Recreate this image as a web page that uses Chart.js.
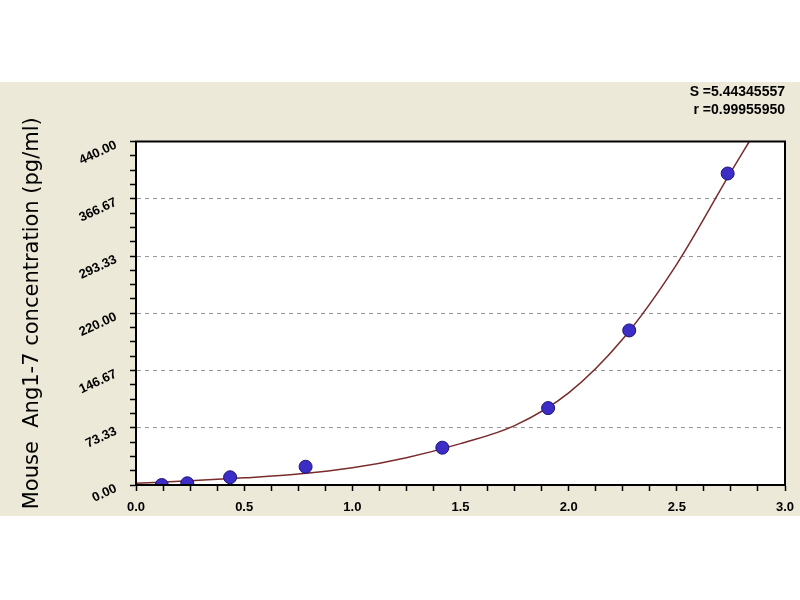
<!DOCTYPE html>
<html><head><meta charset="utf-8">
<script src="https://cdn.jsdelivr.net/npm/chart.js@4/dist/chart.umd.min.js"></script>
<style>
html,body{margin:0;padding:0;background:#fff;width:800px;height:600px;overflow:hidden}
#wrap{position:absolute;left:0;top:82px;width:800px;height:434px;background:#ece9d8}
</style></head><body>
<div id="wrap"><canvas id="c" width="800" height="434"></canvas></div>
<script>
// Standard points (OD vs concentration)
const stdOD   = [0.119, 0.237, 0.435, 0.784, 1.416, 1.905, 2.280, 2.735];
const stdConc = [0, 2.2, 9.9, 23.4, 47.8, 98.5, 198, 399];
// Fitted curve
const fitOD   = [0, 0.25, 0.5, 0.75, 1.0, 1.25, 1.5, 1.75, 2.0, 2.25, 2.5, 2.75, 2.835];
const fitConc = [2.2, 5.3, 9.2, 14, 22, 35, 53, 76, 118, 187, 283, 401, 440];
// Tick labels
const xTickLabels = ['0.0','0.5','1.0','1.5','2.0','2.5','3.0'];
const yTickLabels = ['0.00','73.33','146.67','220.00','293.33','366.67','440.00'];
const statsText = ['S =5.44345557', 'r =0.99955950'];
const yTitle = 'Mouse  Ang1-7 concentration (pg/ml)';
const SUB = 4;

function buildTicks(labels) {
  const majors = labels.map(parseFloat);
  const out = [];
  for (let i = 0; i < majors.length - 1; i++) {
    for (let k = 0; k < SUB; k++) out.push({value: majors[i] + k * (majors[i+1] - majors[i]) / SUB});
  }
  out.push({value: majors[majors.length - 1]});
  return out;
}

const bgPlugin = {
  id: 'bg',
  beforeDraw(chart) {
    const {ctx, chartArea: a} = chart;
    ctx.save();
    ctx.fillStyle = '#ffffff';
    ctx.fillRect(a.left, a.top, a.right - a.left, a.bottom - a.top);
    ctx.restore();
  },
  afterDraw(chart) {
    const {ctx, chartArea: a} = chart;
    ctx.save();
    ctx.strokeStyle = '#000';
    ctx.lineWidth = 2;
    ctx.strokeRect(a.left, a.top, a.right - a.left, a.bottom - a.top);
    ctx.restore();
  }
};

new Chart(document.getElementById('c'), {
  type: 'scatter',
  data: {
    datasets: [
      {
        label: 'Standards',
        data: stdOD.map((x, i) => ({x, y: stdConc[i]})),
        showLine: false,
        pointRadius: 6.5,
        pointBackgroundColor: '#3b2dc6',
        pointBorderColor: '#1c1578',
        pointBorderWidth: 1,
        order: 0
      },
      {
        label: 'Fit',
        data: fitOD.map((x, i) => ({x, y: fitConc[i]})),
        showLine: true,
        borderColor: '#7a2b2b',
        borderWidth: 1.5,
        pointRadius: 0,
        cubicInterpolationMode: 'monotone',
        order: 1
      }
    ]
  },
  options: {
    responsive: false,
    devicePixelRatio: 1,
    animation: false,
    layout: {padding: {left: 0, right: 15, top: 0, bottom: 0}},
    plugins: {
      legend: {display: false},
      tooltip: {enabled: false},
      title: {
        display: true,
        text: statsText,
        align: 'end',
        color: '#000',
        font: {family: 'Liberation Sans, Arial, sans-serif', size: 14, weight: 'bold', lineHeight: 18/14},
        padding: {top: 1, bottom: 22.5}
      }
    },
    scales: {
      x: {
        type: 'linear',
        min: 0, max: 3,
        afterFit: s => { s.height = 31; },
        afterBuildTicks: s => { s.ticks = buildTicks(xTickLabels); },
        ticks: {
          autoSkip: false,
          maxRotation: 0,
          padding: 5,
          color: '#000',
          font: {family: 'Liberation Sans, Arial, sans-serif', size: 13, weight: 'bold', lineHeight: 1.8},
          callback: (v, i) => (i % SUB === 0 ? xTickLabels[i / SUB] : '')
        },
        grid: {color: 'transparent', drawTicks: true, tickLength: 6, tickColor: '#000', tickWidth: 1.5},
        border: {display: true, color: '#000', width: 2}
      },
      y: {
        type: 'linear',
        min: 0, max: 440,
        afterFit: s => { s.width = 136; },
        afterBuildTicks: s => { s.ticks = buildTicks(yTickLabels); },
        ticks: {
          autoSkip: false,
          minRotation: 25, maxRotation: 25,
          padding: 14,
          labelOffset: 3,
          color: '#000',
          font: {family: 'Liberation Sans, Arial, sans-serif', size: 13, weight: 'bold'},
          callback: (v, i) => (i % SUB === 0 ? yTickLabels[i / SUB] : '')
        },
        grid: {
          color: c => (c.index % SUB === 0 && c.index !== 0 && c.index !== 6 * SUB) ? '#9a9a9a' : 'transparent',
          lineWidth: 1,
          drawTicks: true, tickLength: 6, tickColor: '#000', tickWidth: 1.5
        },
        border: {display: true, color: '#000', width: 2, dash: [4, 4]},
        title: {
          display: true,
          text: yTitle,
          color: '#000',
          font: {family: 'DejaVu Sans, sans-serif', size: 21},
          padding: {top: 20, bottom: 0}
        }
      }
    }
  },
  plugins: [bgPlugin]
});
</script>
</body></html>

* * * * *

# EXERCISE AIM:
Give back every line exactly as it stands, pictures excluded.

# ANSWER:
Recreate this image as a web page that uses Chart.js.
<!DOCTYPE html>
<html><head><meta charset="utf-8">
<script src="https://cdn.jsdelivr.net/npm/chart.js@4/dist/chart.umd.min.js"></script>
<style>
html,body{margin:0;padding:0;background:#fff;width:800px;height:600px;overflow:hidden}
#wrap{position:absolute;left:0;top:82px;width:800px;height:434px;background:#ece9d8}
</style></head><body>
<div id="wrap"><canvas id="c" width="800" height="434"></canvas></div>
<script>
// Standard points (OD vs concentration)
const stdOD   = [0.119, 0.237, 0.435, 0.784, 1.416, 1.905, 2.280, 2.735];
const stdConc = [0, 2.2, 9.9, 23.4, 47.8, 98.5, 198, 399];
// Fitted curve
const fitOD   = [0, 0.25, 0.5, 0.75, 1.0, 1.25, 1.5, 1.75, 2.0, 2.25, 2.5, 2.75, 2.835];
const fitConc = [2.2, 5.3, 9.2, 14, 22, 35, 53, 76, 118, 187, 283, 401, 440];
// Tick labels
const xTickLabels = ['0.0','0.5','1.0','1.5','2.0','2.5','3.0'];
const yTickLabels = ['0.00','73.33','146.67','220.00','293.33','366.67','440.00'];
const statsText = ['S =5.44345557', 'r =0.99955950'];
const yTitle = 'Mouse  Ang1-7 concentration (pg/ml)';
const SUB = 4;

function buildTicks(labels) {
  const majors = labels.map(parseFloat);
  const out = [];
  for (let i = 0; i < majors.length - 1; i++) {
    for (let k = 0; k < SUB; k++) out.push({value: majors[i] + k * (majors[i+1] - majors[i]) / SUB});
  }
  out.push({value: majors[majors.length - 1]});
  return out;
}

const bgPlugin = {
  id: 'bg',
  beforeDraw(chart) {
    const {ctx, chartArea: a} = chart;
    ctx.save();
    ctx.fillStyle = '#ffffff';
    ctx.fillRect(a.left, a.top, a.right - a.left, a.bottom - a.top);
    ctx.restore();
  },
  afterDraw(chart) {
    const {ctx, chartArea: a} = chart;
    ctx.save();
    ctx.strokeStyle = '#000';
    ctx.lineWidth = 2;
    ctx.strokeRect(a.left, a.top, a.right - a.left, a.bottom - a.top);
    ctx.restore();
  }
};

new Chart(document.getElementById('c'), {
  type: 'scatter',
  data: {
    datasets: [
      {
        label: 'Standards',
        data: stdOD.map((x, i) => ({x, y: stdConc[i]})),
        showLine: false,
        pointRadius: 6.5,
        pointBackgroundColor: '#3b2dc6',
        pointBorderColor: '#1c1578',
        pointBorderWidth: 1,
        order: 0
      },
      {
        label: 'Fit',
        data: fitOD.map((x, i) => ({x, y: fitConc[i]})),
        showLine: true,
        borderColor: '#7a2b2b',
        borderWidth: 1.5,
        pointRadius: 0,
        cubicInterpolationMode: 'monotone',
        order: 1
      }
    ]
  },
  options: {
    responsive: false,
    devicePixelRatio: 1,
    animation: false,
    layout: {padding: {left: 0, right: 15, top: 0, bottom: 0}},
    plugins: {
      legend: {display: false},
      tooltip: {enabled: false},
      title: {
        display: true,
        text: statsText,
        align: 'end',
        color: '#000',
        font: {family: 'Liberation Sans, Arial, sans-serif', size: 14, weight: 'bold', lineHeight: 18/14},
        padding: {top: 1, bottom: 22.5}
      }
    },
    scales: {
      x: {
        type: 'linear',
        min: 0, max: 3,
        afterFit: s => { s.height = 31; },
        afterBuildTicks: s => { s.ticks = buildTicks(xTickLabels); },
        ticks: {
          autoSkip: false,
          maxRotation: 0,
          padding: 5,
          color: '#000',
          font: {family: 'Liberation Sans, Arial, sans-serif', size: 13, weight: 'bold', lineHeight: 1.8},
          callback: (v, i) => (i % SUB === 0 ? xTickLabels[i / SUB] : '')
        },
        grid: {color: 'transparent', drawTicks: true, tickLength: 6, tickColor: '#000', tickWidth: 1.5},
        border: {display: true, color: '#000', width: 2}
      },
      y: {
        type: 'linear',
        min: 0, max: 440,
        afterFit: s => { s.width = 136; },
        afterBuildTicks: s => { s.ticks = buildTicks(yTickLabels); },
        ticks: {
          autoSkip: false,
          minRotation: 25, maxRotation: 25,
          padding: 14,
          labelOffset: 3,
          color: '#000',
          font: {family: 'Liberation Sans, Arial, sans-serif', size: 13, weight: 'bold'},
          callback: (v, i) => (i % SUB === 0 ? yTickLabels[i / SUB] : '')
        },
        grid: {
          color: c => (c.index % SUB === 0 && c.index !== 0 && c.index !== 6 * SUB) ? '#9a9a9a' : 'transparent',
          lineWidth: 1,
          drawTicks: true, tickLength: 6, tickColor: '#000', tickWidth: 1.5
        },
        border: {display: true, color: '#000', width: 2, dash: [4, 4]},
        title: {
          display: true,
          text: yTitle,
          color: '#000',
          font: {family: 'DejaVu Sans, sans-serif', size: 21},
          padding: {top: 20, bottom: 0}
        }
      }
    }
  },
  plugins: [bgPlugin]
});
</script>
</body></html>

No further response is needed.